Le «gouvernement pour le peuple» c’est servir le peuple sans rien attendre en retour – puisque le gouvernement, c’est le «peuple» lui-même dans la mesure où l’on cultive le sens de la démocratie comme le «gouvernement par le peuple». Ce serait donc une grande insulte aux compétences analytiques des Africains  qui en sont conscients d’affirmer que la démocratie est le «gouvernement par le peuple et pour le peuple». En Afrique, la rémunération globale d’un président en exercice (y compris salaires et indemnités)  dépasse deux fois la valeur nette globale d’un président américain – par exemple Barack Obama.  Comment pourrait-on justifier ce paradoxe quand il est dit que la «démocratie est le gouvernement du peuple par le peuple et pour le peuple». On ne peut pointer du doigt un seul pays africain qui a atteint le plus bas niveau de prospérité et de liberté économique en fonction des compétences démocratiques : c’est une très petite minorité du peuple qui bénéficie de ce système. Aussi, la démocratie a donné libre cours à la prolifération des formations politiques qui, en réalité, et très souvent  n’est pas inspirée du bien public, ce qui serait justifié par le simple  fait que beaucoup de ces regroupements politiques deviennent actifs seulement à l’approche des élections. Ces groupements d’individus avides de pouvoir et de gloriole feraient beaucoup plus de bien en mettant utilement leurs ressources, par exemple par la création d’entreprises qui pourraient sortir quelques dizaines ou centaines de personnes de la pauvreté. 
 
La « libécratie » 
pour l’Afrique
Bien évidemment, dans notre société, tout le monde ne pourra pas économiquement ni socialement être égal ; chaque individu doit être libéré de la tyrannie économique, de l’esclavage politique et de la dépendance intellectuelle.  Telle doit être la vision  des sociétés africaines, mais on ne pourra jamais l’atteindre sous la direction des organismes démocratiques que nous impose surtout le néocolonialisme.

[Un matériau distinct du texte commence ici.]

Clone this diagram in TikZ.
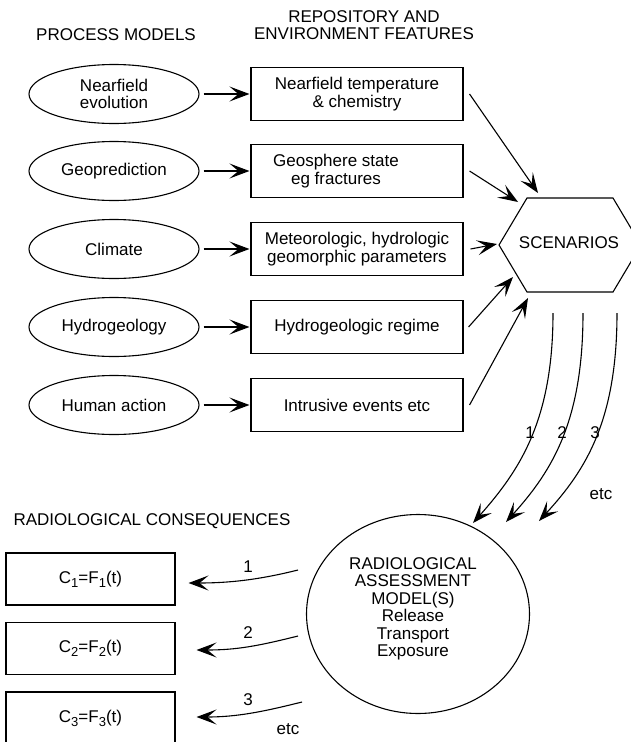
\documentclass[tikz,border=0pt]{standalone}
\usepackage{fontspec}
\setmainfont{Liberation Sans}
\usetikzlibrary{arrows.meta,shapes.geometric}
\newcommand{\lowidx}[1]{\raisebox{-4pt}{\fontsize{13}{13}\selectfont #1}}
\begin{document}
\begin{tikzpicture}[x=1pt,y=-1pt,
  every node/.style={font=\fontsize{17}{17.5}\selectfont, align=center, inner sep=0pt},
  proc/.style={draw, ellipse, line width=1.1pt, minimum width=170pt, minimum height=59pt},
  feat/.style={draw, line width=1.1pt, minimum width=212pt, minimum height=53pt},
  cons/.style={draw, line width=1.1pt, minimum width=169pt, minimum height=52pt},
  model/.style={draw, ellipse, line width=1.1pt, minimum width=223pt, minimum height=199pt},
  arr/.style={line width=1.1pt, -{Stealth[length=20pt,width=15pt,inset=9pt]}},
]
\useasboundingbox (0,0) rectangle (631,742);
\clip (0,0) rectangle (631,742);

% column headings
\node (hdpm) at (116,35) {PROCESS MODELS};
\node (hdrf) at (364,25) {REPOSITORY AND\\ENVIRONMENT FEATURES};

% process models
\node[proc] (e1) at (114,94)  {Nearfield\\evolution};
\node[proc] (e2) at (114,171) {Geoprediction};
\node[proc] (e3) at (114,249) {Climate};
\node[proc] (e4) at (114,327) {Hydrogeology};
\node[proc] (e5) at (114,405) {Human action};

% repository and environment features
\node[feat] (r1) at (357,94)  {Nearfield temperature\\\& chemistry};
\node[feat] (r2) at (357,171) {};
\node (r2t) at (336,171) {Geosphere state\\eg fractures};
\node[feat] (r3) at (357,249) {Meteorologic, hydrologic\\geomorphic parameters};
\node[feat] (r4) at (357,327) {Hydrogeologic regime};
\node[feat] (r5) at (357,405) {Intrusive events etc};

\foreach \i in {1,...,5}
  \draw[arr, shorten <=4pt, shorten >=1pt] (e\i) -- (r\i);

% scenarios hexagon
\coordinate (hl)  at (499,245);
\coordinate (htl) at (527,198);
\coordinate (htr) at (613,198);
\coordinate (hr)  at (641,245);
\coordinate (hbr) at (613,292);
\coordinate (hbl) at (527,292);
\draw[line width=1.1pt] (hl) -- (htl) -- (htr) -- (hr) -- (hbr) -- (hbl) -- cycle;
\node (scen) at (569,243) {SCENARIOS};

\coordinate (t1) at (538,193);
\coordinate (t2) at (518,202);
\coordinate (t3) at (497,244);
\coordinate (t4) at (513,277);
\coordinate (t5) at (528,298);
\draw[arr] ([xshift=6pt]r1.east) -- (t1);
\draw[arr] ([xshift=6pt]r2.east) -- (t2);
\draw[arr] ([xshift=7pt]r3.east) -- (t3);
\draw[arr] ([xshift=5pt]r4.east) -- (t4);
\draw[arr] ([xshift=6pt]r5.east) -- (t5);

% scenarios to assessment model
\coordinate (s1) at (553,313);
\coordinate (s2) at (583,313);
\coordinate (s3) at (617,313);
\coordinate (u1) at (473,523);
\coordinate (u2) at (506,522);
\coordinate (u3) at (539,521);
\draw[arr] (s1) .. controls (553,420) and (520,470) .. (u1);
\draw[arr] (s2) .. controls (583,420) and (553,470) .. (u2);
\draw[arr] (s3) .. controls (617,420) and (586,470) .. (u3);
\node (n1) at (530,433) {1};
\node (n2) at (562,433) {2};
\node (n3) at (595,433) {3};
\node (etc1) at (601,494) {etc};

% assessment model
\node[model] (ram) at (418,614) {};
\node (ramt) at (413,609)
  {RADIOLOGICAL\\ASSESSMENT\\MODEL(S)\\Release\\Transport\\Exposure};

% radiological consequences
\node (hdrc) at (152,521) {RADIOLOGICAL CONSEQUENCES};
\node[cons] (c1) at (90.5,579)   {C\lowidx{1}=F\lowidx{1}(t)};
\node[cons] (c2) at (90.5,648.5) {C\lowidx{2}=F\lowidx{2}(t)};
\node[cons] (c3) at (90.5,718)   {C\lowidx{3}=F\lowidx{3}(t)};

\coordinate (b1) at (298,570);
\coordinate (b2) at (298,636);
\coordinate (b3) at (302,702);
\draw[arr] (b1) .. controls +(-40,10) and +(40,0) .. ([xshift=13pt,yshift=-4pt]c1.east);
\draw[arr] (b2) .. controls +(-40,10) and +(40,0) .. ([xshift=21pt,yshift=-1.5pt]c2.east);
\draw[arr] (b3) .. controls +(-40,10) and +(40,0) .. ([xshift=21pt,yshift=1pt]c3.east);
\node (m1) at (248,567) {1};
\node (m2) at (248,633) {2};
\node (m3) at (248,700) {3};
\node (etc2) at (288,729) {etc};
\end{tikzpicture}
\end{document}
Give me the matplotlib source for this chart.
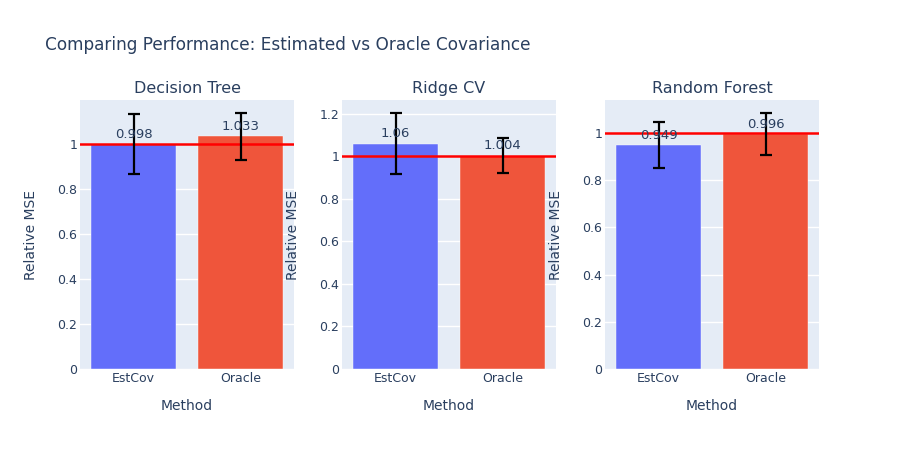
import numpy as np
import matplotlib
matplotlib.use("Agg")
import matplotlib.pyplot as plt
from matplotlib.ticker import FuncFormatter

models = ["Decision Tree", "Ridge CV", "Random Forest"]
methods = ["EstCov", "Oracle"]
rel_mse = [[0.998, 1.033], [1.06, 1.004], [0.949, 0.996]]
err = [[0.134, 0.105], [0.145, 0.083], [0.099, 0.09]]
ytops = [1.0, 1.2, 1.0]

colors = ["#636efa", "#EF553B"]
txt = "#2a3f5f"
bg = "#E5ECF6"

W, H = 899, 450
fig = plt.figure(figsize=(W / 100, H / 100), dpi=100)

lefts = [80, 342, 605]
pw = 214
top, bottom = 100, 369

for i, name in enumerate(models):
    ax = fig.add_axes([lefts[i] / W, 1 - bottom / H, pw / W, (bottom - top) / H])
    ax.set_facecolor(bg)
    x = np.arange(len(methods))
    vals = rel_mse[i]
    ax.bar(x, vals, width=0.8, color=colors, edgecolor="white", linewidth=0.3, zorder=2)
    ax.errorbar(x, vals, yerr=err[i], fmt="none", ecolor="black", elinewidth=1.6,
                capsize=4, capthick=1.6, zorder=4)
    hi = max(v + e for v, e in zip(vals, err[i]))
    ax.set_ylim(0, hi * 1.05)
    ax.set_xlim(-0.5, 1.5)
    ax.axhline(1, color="red", lw=1.8, zorder=3)
    for xi, v in zip(x, vals):
        ax.annotate("%g" % v, (xi, v), xytext=(0, 2.5), textcoords="offset points",
                    ha="center", va="bottom", fontsize=9.5, color=txt, zorder=5)
    ax.set_yticks(np.arange(0, ytops[i] + 0.01, 0.2))
    ax.yaxis.set_major_formatter(FuncFormatter(lambda v, p: "%g" % round(v, 2)))
    ax.set_xticks(x)
    ax.set_xticklabels(methods)
    ax.grid(axis="y", color="white", lw=1, zorder=1)
    ax.set_axisbelow(True)
    for s in ax.spines.values():
        s.set_visible(False)
    ax.tick_params(length=0, labelsize=9, colors=txt, pad=2)
    ax.set_title(name, fontsize=11.5, color=txt, pad=5)
    ax.set_xlabel("Method", fontsize=10, color=txt, labelpad=10)
    ax.set_ylabel("Relative MSE", fontsize=10, color=txt)
    ax.yaxis.set_label_coords(-42 / pw, 0.5)

fig.text(45 / W, 1 - 45 / H, "Comparing Performance: Estimated vs Oracle Covariance",
         fontsize=12.2, color=txt, va="center", ha="left")

fig.savefig("out.png", dpi=100)
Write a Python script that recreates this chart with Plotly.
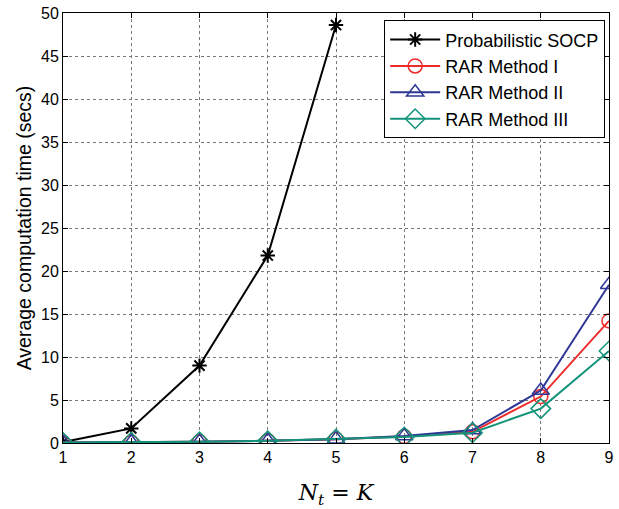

Les Africains ont besoin de liberté dans tous ses sens et non de démocratie qui donne tout pouvoir au gouvernement négligeant gravement l’essor du peuple. La libécratie[1], elle, créerait un espace où tous les citoyens, malgré leur position sociale,  pourront librement participer à leur développement sans l’intervention d’aucune force extérieure, car l’avenir de la population ne pourra être laissé à une petite minorité: le résultat serait catastrophique! 
Journaliste indépendant 
et web activiste dirigeant d’IMANI francophone.
[1] La libécratie est un 
néologisme inventé par l’auteur du présent papier appelant ainsi à la création d’un système politique adapté aux institutions profondes africaines, par lequel les populations africaines assureront elles-mêmes leur avenir.